Over the course of White’s lengthy career in the Major League ranks he nabbed a pair of batting titles and led his league on three separate occasions in the RBI department.  George Wright, the Derek Jeter of his time, never once won a batting title.  Deacon was able to accumulate more career hits, runs and RBI than the star shortstop.  Taking into account each man’s slash line (batting average, on-base percentage and slugging average) Deacon has a clear advantage over Wright the Younger as well.  White ended his career with a solid slash line of .312 BA/.346 OBP/.393 SA compared to George Wright’s .301 BA/.318 OBP/.398 SA.  When one takes into consideration that White played a more physically demanding position than Wright, the impression that the lesser ballplayer resides in the Hall of Fame is presented.

In order to make a convincing case for a player’s Hall of Fame enshrinement, one must compare the player to his position peers–those men who played the same position in roughly the same era.  Deacon White’s closest peers are King Kelly and Buck Ewing–both catchers of baseball’s early years who also saw plenty action at other posts on the diamond.  Neither Ewing nor Kelly played at the outset of baseball’s professional status, like Deacon White, as the enshrined duo debuted several years after White when schedules had lengthened.  But White’s durability allowed him to post career numbers on par with the enshrined catchers.  Their career stats are in relative proximity to one another.

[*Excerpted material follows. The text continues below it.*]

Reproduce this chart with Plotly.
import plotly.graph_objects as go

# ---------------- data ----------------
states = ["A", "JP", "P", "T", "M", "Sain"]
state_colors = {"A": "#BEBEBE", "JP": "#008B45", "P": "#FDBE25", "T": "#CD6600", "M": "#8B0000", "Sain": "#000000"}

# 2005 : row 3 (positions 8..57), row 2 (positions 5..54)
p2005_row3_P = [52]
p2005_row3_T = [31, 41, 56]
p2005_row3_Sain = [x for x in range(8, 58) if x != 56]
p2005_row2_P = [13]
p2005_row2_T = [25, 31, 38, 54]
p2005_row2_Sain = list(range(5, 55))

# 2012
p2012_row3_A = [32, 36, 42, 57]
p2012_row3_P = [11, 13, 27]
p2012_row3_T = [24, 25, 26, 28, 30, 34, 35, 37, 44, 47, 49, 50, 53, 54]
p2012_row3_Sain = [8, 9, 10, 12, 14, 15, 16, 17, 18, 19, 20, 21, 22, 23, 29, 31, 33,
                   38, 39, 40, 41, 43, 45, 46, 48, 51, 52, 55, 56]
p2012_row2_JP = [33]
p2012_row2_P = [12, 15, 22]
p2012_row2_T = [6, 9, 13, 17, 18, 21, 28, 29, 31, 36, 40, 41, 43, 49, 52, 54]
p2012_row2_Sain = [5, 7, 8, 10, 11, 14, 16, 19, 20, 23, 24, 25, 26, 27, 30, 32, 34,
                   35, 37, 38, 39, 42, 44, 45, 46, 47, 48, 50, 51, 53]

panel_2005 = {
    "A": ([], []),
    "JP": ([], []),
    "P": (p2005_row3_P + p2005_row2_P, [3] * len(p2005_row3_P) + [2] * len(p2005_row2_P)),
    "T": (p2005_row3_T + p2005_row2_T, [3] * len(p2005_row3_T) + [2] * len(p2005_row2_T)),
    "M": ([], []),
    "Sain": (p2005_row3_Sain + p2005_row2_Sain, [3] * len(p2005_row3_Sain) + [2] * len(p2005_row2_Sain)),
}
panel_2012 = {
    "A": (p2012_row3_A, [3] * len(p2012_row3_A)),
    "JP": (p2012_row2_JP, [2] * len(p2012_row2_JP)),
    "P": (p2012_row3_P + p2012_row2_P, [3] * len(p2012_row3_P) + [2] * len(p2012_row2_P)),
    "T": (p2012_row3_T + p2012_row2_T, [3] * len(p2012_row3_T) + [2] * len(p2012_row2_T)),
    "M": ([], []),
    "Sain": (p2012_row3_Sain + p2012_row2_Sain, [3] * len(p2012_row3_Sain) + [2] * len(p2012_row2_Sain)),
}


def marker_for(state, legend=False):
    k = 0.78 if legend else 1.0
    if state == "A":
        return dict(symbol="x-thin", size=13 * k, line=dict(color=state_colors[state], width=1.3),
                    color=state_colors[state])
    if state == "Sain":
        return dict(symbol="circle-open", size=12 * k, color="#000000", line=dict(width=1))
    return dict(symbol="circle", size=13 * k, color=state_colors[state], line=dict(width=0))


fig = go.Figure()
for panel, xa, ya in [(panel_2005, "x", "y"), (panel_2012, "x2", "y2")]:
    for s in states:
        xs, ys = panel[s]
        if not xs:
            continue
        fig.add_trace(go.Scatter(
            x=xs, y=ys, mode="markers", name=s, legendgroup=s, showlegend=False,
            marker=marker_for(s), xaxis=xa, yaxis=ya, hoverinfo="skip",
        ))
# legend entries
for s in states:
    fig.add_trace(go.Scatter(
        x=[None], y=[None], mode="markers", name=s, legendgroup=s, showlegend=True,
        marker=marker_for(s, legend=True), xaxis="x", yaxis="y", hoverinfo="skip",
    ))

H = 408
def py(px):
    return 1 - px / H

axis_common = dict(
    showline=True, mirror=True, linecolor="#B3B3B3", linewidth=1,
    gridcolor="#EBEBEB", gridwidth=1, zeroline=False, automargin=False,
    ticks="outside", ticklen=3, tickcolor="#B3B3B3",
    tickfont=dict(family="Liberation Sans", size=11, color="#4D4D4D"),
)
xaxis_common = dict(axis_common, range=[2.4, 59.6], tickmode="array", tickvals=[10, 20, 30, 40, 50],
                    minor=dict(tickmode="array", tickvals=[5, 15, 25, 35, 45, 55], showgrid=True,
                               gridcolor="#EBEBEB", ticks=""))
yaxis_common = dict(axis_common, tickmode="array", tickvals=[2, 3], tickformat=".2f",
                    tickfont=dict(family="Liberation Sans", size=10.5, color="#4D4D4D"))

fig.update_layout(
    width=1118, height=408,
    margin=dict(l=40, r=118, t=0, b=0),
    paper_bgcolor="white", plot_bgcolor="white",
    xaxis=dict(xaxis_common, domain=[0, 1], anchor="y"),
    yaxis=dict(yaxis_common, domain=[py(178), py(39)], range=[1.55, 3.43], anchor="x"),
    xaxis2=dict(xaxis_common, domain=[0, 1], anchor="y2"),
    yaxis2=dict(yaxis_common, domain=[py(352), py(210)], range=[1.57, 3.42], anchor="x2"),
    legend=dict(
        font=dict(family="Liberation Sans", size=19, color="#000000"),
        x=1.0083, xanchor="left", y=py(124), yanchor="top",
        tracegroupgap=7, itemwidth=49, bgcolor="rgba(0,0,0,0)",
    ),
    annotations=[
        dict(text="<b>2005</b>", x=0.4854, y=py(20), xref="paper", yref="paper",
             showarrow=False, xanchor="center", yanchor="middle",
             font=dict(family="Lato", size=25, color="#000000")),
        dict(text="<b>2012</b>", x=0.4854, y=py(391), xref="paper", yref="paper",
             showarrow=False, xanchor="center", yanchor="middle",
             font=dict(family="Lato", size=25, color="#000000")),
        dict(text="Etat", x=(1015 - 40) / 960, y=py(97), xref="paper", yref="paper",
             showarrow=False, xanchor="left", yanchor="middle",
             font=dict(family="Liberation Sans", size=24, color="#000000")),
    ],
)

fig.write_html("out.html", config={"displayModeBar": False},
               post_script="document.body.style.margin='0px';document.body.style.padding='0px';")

Both Deacon White and King Kelly won a pair of batting titles in their careers.  All three players caught for an extended period in the Majors with White besting the Cooperstown gents in longevity.  Like White, Kelly saw more action at another post than catcher but many historians view Kelly as a catcher rather than an outfielder, where he settled after his days backstopping.  White’s career totals in the major categories of hits, runs, RBI and batting average outdistanced Buck Ewing, and the same can almost be said of Kelly, but King tallied a slightly higher total of career runs scored.  Despite Kelly’s career runs total eclipsing White’s, Deacon had a better career WAR than Kelly: White posting a 44.2 to Kelly’s 42.4.  Behind the dish, Kelly’s arm was superior to White’s but Deacon was a more reliable receiver.  White had three Top Two finishes in fielding percentage at the catcher post while Kelly never had a whiff of leading catchers in fielding percentage. 

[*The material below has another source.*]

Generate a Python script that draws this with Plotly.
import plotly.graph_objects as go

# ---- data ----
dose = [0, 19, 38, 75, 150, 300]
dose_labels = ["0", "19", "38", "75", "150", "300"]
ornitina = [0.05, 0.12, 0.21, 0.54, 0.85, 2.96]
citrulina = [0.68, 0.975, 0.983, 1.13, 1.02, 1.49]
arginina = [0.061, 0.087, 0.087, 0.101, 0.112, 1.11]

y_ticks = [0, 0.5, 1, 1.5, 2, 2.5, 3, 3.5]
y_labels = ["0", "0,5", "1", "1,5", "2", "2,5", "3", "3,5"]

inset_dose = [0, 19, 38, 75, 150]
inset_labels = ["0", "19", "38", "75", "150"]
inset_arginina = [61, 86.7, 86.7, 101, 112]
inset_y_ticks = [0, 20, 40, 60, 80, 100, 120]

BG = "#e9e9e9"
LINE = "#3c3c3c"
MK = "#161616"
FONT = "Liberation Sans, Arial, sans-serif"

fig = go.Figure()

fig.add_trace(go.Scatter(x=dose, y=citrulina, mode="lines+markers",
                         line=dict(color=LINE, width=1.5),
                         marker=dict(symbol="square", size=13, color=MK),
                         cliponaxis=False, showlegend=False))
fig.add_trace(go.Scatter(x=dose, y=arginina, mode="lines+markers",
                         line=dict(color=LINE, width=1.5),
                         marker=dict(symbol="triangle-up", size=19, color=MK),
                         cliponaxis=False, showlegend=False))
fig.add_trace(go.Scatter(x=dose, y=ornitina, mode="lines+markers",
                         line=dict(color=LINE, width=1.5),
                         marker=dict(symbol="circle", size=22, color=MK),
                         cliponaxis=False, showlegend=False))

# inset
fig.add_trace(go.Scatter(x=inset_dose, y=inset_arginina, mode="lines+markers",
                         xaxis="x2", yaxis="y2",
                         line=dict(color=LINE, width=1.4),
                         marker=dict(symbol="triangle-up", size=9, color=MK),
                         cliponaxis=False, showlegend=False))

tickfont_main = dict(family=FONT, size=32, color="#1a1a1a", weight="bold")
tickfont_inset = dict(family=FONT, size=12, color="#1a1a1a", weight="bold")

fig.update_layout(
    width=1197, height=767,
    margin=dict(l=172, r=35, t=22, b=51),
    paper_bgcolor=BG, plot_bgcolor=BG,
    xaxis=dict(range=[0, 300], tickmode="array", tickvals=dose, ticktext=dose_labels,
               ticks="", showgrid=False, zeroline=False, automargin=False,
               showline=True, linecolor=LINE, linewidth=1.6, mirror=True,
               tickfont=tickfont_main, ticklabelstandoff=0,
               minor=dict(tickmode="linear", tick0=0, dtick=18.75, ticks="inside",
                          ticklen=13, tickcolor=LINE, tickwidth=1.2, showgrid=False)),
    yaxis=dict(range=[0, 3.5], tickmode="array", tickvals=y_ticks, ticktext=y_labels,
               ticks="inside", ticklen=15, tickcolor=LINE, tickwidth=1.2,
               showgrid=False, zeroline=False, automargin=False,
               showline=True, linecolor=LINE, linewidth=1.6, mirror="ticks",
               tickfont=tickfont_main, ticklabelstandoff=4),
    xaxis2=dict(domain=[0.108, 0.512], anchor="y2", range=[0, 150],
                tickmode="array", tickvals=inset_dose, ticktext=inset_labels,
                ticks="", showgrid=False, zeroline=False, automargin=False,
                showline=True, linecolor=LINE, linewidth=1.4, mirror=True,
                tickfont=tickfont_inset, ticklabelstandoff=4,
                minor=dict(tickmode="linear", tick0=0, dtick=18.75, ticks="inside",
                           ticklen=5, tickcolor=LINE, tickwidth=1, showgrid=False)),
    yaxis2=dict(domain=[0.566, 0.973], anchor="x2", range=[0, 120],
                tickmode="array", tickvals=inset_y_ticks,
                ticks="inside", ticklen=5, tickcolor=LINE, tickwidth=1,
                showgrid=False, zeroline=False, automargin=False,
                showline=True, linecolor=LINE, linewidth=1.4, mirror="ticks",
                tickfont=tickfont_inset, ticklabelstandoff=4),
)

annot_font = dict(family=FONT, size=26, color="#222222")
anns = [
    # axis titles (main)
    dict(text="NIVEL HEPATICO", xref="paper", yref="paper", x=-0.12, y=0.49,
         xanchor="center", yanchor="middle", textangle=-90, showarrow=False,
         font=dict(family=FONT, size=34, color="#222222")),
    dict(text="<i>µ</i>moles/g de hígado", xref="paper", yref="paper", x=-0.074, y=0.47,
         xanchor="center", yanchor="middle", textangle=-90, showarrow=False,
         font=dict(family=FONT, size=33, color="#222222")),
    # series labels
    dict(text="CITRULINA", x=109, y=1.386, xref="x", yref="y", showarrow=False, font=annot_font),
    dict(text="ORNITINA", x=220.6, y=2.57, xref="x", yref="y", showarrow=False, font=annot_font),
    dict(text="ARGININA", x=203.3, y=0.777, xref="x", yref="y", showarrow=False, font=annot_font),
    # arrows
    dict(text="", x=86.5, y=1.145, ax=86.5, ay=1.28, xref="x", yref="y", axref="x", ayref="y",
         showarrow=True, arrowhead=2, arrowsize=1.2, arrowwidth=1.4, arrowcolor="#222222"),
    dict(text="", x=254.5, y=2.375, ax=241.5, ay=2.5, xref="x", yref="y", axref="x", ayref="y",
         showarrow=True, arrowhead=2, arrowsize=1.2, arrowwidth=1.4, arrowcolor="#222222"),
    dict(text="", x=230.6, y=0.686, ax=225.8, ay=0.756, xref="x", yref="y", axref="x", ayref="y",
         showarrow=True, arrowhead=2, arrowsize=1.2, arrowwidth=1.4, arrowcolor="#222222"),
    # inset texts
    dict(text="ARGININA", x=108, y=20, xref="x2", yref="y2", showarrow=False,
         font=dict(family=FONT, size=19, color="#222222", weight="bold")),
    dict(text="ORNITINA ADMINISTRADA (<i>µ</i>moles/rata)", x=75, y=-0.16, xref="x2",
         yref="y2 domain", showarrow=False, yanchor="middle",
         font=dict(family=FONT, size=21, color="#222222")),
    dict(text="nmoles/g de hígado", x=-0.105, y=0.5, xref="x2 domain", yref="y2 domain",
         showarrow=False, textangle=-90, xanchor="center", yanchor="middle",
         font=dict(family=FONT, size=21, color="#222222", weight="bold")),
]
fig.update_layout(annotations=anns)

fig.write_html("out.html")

Inducting players from the 1800s into the Hall of Fame picked up a little steam a few years ago when slick-fielding second baseman Biddy McPhee was enshrined, but the coals have since gone cold.  One of the main factors in White’s Hall of Fame absence is the lack of knowledge concerning baseball’s early days.  When the game became a professional enterprise, teams did not engage in 162 games–far from it.  Thirty games seemed an ample amount of contests in the game’s early stages before the schedules began to expand courtesy a semblance of league stability.  Exceeding 2,000 career hits in White’s day is akin to reaching 3,000 in modern times.  The legendary Cap Anson was the only player from the 1800s to reach 3,000 hits.  White was analyzed a few years ago by the modified Veteran’s Committee, but he was, for whatever reason, found wanting.